Schon die erste Nummer war eine Sensation. Das rote Heftchen, das sich Die Fackel nannte, war nach seinem Erscheinen am 1. April 1899 sofort vergriffen und musste mehrmals nachgedruckt werden. "Soweit das Auge reichte, alles - rot", hinterließ ein Zeitzeuge, "so einen Tag hat Wien noch nicht erlebt. Auf den Straßen, auf der Tramway, im Stadtpark, alle Menschen lesen aus dem roten Heft. Und dieses ganze Heft war von einem einzigen Menschen geschrieben."
Karl Kraus, dieser "einzige Mensch", konnte nicht ahnen, was er sich mit der Neugründung seiner kulturkritischen Zeitschrift angetan hatte. Der erst 25-jährige Journalist, der wie kein anderer Intoleranz, Geistlosigkeit und den Missbrauch des Wortes bekämpfte, wurde selbst heftig angefeindet - einmal sogar gewaltsam.
Schon in den ersten Ausgaben des neuen Blattes unterstellte er den in der Wiener Tagespresse schreibenden "journalistischen Schmarotzern", sie würden "der Regierung und dem Capitalismus jedwede Schweinerei nachsehen". Er zog gegen Schnitzler, Hofmannsthal und Hermann Bahr zu Felde und nannte Kulturkritiker "korrupt", da sie sich mit Theaterdirektoren verbrüdert hätten. Karl Kraus, der bei Gründung der Fackel noch in der elterlichen Wohnung in der Elisabethstraße lebte, sollte die Auswirkungen seiner Unnachgiebigkeit am eigenen Leib zu spüren bekommen.

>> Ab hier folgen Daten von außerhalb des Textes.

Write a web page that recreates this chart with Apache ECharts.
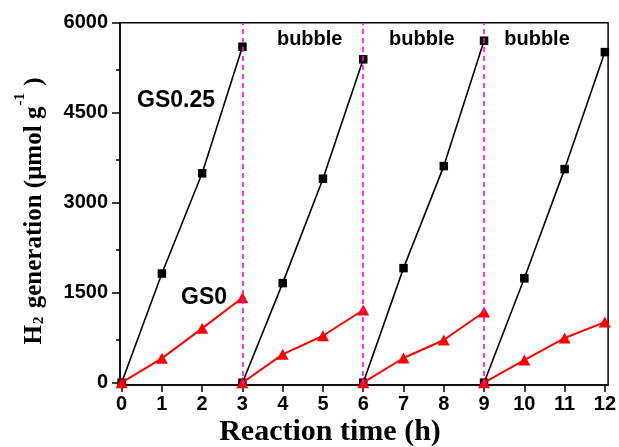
<!DOCTYPE html>
<html><head><meta charset="utf-8">
<script src="https://cdn.jsdelivr.net/npm/echarts@6/dist/echarts.min.js"></script>
<style>html,body{margin:0;padding:0;background:#fff}#c{width:619px;height:447px}</style>
</head><body><div id="c"></div>
<script>
const hourTicks = [0,1,2,3,4,5,6,7,8,9,10,11,12];
const cycleHours = [[0,1,2,3],[3,4,5,6],[6,7,8,9],[9,10,11,12]];
const gs025 = [[0,1820,3490,5600],[0,1660,3400,5390],[0,1910,3610,5700],[0,1740,3560,5510]];
const gs0 = [[0,406,906,1417],[0,473,783,1212],[0,412,712,1178],[0,378,745,1010]];
const bubbleTimes = [3,6,9];
const yTicks = [0,1500,3000,4500,6000];

const chart = echarts.init(document.getElementById('c'));
const series = [];
cycleHours.forEach((hs, i) => {
  series.push({
    type:'line', name:'GS0.25', data: hs.map((h,j)=>[h, gs025[i][j]]),
    symbol:'rect', symbolSize:8.5, itemStyle:{color:'#000'}, lineStyle:{color:'#000', width:1.6},
    z:2, animation:false
  });
});
cycleHours.forEach((hs, i) => {
  series.push({
    type:'line', name:'GS0', data: hs.map((h,j)=>[h, gs0[i][j]]),
    symbol:'triangle', symbolSize:[12,11], itemStyle:{color:'#ff0000'}, lineStyle:{color:'#ff0000', width:2},
    z:3, animation:false
  });
});
series.push({
  type:'line', data:[], z:4, animation:false,
  markLine:{symbol:'none', silent:true, label:{show:false},
    lineStyle:{color:'#ff00ff', type:[5,4], width:1.6},
    data: bubbleTimes.map(t=>({xAxis:t}))}
});

const tickFont = {fontFamily:'Liberation Sans, Arial', fontWeight:'bold', fontSize:20, color:'#000'};
chart.setOption({
  animation:false,
  grid:{left:120, right:7.3, top:22.7, bottom:62, show:true, borderColor:'#000', borderWidth:1.5, containLabel:false},
  xAxis:[{
    type:'value', min:-0.04, max:12.08,
    axisLine:{show:true, onZero:false, lineStyle:{color:'#000', width:1.5}},
    axisTick:{show:true, inside:false, length:7, customValues:hourTicks, lineStyle:{color:'#000', width:1.5}},
    axisLabel:{show:true, customValues:hourTicks, margin:9, formatter:v=>String(v), ...tickFont},
    splitLine:{show:false}
  }],
  yAxis:[{
    type:'value', min:-38, max:6000, interval:1500,
    axisLine:{show:true, onZero:false, lineStyle:{color:'#000', width:1.5}},
    axisTick:{show:true, length:8, customValues:yTicks, lineStyle:{color:'#000', width:1.5}},
    minorTick:{show:true, splitNumber:2, length:4, lineStyle:{color:'#000', width:1.5}},
    axisLabel:{show:true, customValues:yTicks, margin:12, formatter:v=>String(v), ...tickFont},
    splitLine:{show:false}, minorSplitLine:{show:false}
  }],
  series: series,
  graphic:[
    {type:'text', style:{text:'bubble', x:309.7, y:39, align:'center', verticalAlign:'middle', font:'bold 20px "Liberation Sans", Arial', fill:'#000'}},
    {type:'text', style:{text:'bubble', x:421.8, y:39, align:'center', verticalAlign:'middle', font:'bold 20px "Liberation Sans", Arial', fill:'#000'}},
    {type:'text', style:{text:'bubble', x:537, y:39, align:'center', verticalAlign:'middle', font:'bold 20px "Liberation Sans", Arial', fill:'#000'}},
    {type:'text', style:{text:'GS0.25', x:176, y:101, align:'center', verticalAlign:'middle', font:'bold 23px "Liberation Sans", Arial', fill:'#000'}},
    {type:'text', style:{text:'GS0', x:204, y:298, align:'center', verticalAlign:'middle', font:'bold 23px "Liberation Sans", Arial', fill:'#000'}},
    {type:'text', style:{text:'Reaction time (h)', x:330, y:432, align:'center', verticalAlign:'middle', font:'bold 30px "Liberation Serif", "Times New Roman", serif', fill:'#000'}},
    {type:'text', x:30, y:211, rotation:Math.PI/2,
     style:{text:'{b|H}{s|2}{b| generation (}{b|μmol g}{p|-1}{b| )}', align:'center', verticalAlign:'middle',
       rich:{
         b:{font:'bold 25px "Liberation Serif", "Times New Roman", serif', fill:'#000', verticalAlign:'bottom', lineHeight:28},
         s:{font:'bold 15px "Liberation Serif", "Times New Roman", serif', fill:'#000', verticalAlign:'bottom', lineHeight:22, padding:[0,2,0,1]},
         p:{font:'bold 15px "Liberation Serif", "Times New Roman", serif', fill:'#000', verticalAlign:'top', lineHeight:34, padding:[0,1,0,1]}
       }}}
  ]
});
</script></body></html>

In der Nacht vom 10. auf den 11. Mai 1899 wird er im Kaffeehaus überfallen und blutig geschlagen. Wie sich herausstellen sollte, hatten mehrere Theaterkritiker einen gerichtlich entmündigten Stückeschreiber, in dem sich - so Karl Kraus - "Schwachsinn und Körperkraft glücklich gepaart fanden", zu diesem tätlichen Angriff angestiftet. "Herr Kraus", meinte einer von ihnen, "wird seine Schreibweise ändern müssen, wenn er Wert darauf legt, das erste Quartal seiner Fackel zu überleben."
Nachdem er es überlebt hatte, gab Kraus in Heft 9 den folgenden Rechenschaftsbericht über das erste Quartal der Zeitschrift: "Anonyme Schmähbriefe: 236. Anonyme Drohbriefe: 83. Überfälle: 1."
Insgesamt hat er - ohne je seine Angriffslust zu verlieren - 922 Ausgaben der Fackel herausgebracht, deren letzte wenige Wochen vor seinem Tod am 12. Juli 1936 erschien.